Neither group, Hays said, brings significant increases in public school enrollment.

“They’re not of child-bearing age or propensity,” he said, noting the trend is occurring in other university towns, too. “Look at Manhattan (school district). It’s lost enrollment every year for the last 11 years, and it’s happening in Columbia (Mo.) and in Champaign, Ill., and in Madison, Wis.”

Bracciano, who lives near Eighth Street and Monterey Way, said he’s noticed another trend that may be unique to Lawrence.

“Housing in Lawrence is so expensive that when the kids grow up and move out, their parents are staying put,” Bracciano said. “That’s certainly the case in my neighborhood. When we moved here 15 years ago, it was all kids and baby strollers – the sidewalks were full. Now, it’s all couples. You don’t see a lot of little kids anymore.”

Neighborhood schools

Though the district’s enrollment isn’t growing, the city’s population continues to move outward.

“Lawrence is pretty well hooked on neighborhood schools,” Bracciano said. “It’s been that way since the 1900s, at least. Look at East Lawrence where, until a few years ago, there were four schools – Cordley, East Heights, Centennial and New York – in an area that, today, would be served by one school.
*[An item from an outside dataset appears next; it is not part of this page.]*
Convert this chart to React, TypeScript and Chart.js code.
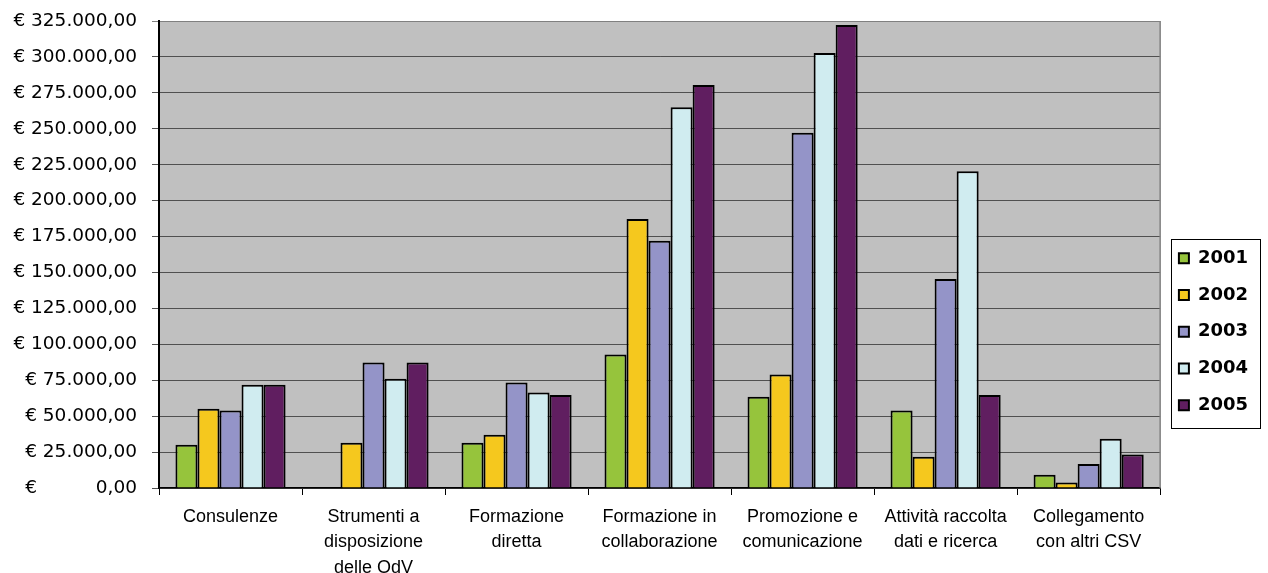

“You can look at that say ‘Boy, that was poor planning,'” he said. “But every one of those schools served a neighborhood at a time when most students walked to school. It was that way because that was the standard at the time.”

The same holds true today, Bracciano said, noting that as areas south of the Wakarusa River, west of the South Lawrence Trafficway or east of O’Connell Road are developed, the neighborhoods’ tax-paying residents will expect neighborhood schools.

To keep pace with this demand, the district last year paid $1.2 million for 50 acres north of Clinton Lake. It’s also shopping for land south of the Wakarusa River.

The district, school board member Sue Morgan said, is uncomfortable buying land.

“It’s one of those ‘damned if you do, damned if you don’t’ situations,” she said, noting that on one hand it doesn’t make sense to buy land when the district isn’t growing; on the other hand, if it didn’t buy ahead of the market it would end up paying considerably more.

Another problem: As soon as the district buys land, developers assume plans call for building a school there.

“That’s not necessarily the case,” Morgan said. If a more suitable piece of property becomes available, the district might prefer to broker a trade.

“We get in these situations where people think all kinds of decisions have been made when, really, we don’t know if that’s where a school should go,” Morgan said.

The district isn’t planning on building another school anytime soon.

“The high schools are at about 1,300 students now,” Bracciano said. “When they get to 1,500, they’ll be at capacity. But with enrollment being what it is, both schools have room to grow.”

Instead of building another junior high, the district – and voters – have decided to expand Central, West, South and Southwest junior highs.

Each of the junior highs are designed for 500 kids, Bracciano said. Rather than building a fifth school, installing a fifth administration and hiring a fifth staff, the board decided to add to the current facilities.

“That’s why you saw all the portables (classrooms) come in,” Bracciano said. “It’s just so much cheaper to add on than it is to build and staff a whole new school.”

But as the portables became increasingly unpopular, the district proposed major expansions, which became part of the $54 million bond issue voters approved in April.

“When we’re finished, all the junior highs will be designed for 700 kids,” Bracciano said.

There are no plans for a new elementary school.

“Not at this time,” Bracciano said. “The numbers aren’t there. In fact, there’s been a downward trend in our K-12 numbers.”

If the downward trend continues, Weseman said, the district will begin weighing the benefits of consolidating schools.

“My thoughts? I don’t think it’s going to happen,” Weseman said. “I think there’s going to be some big, unexplained spike in the numbers that’s going to take everybody by surprise. And then people are going to want to know why we didn’t plan for it.”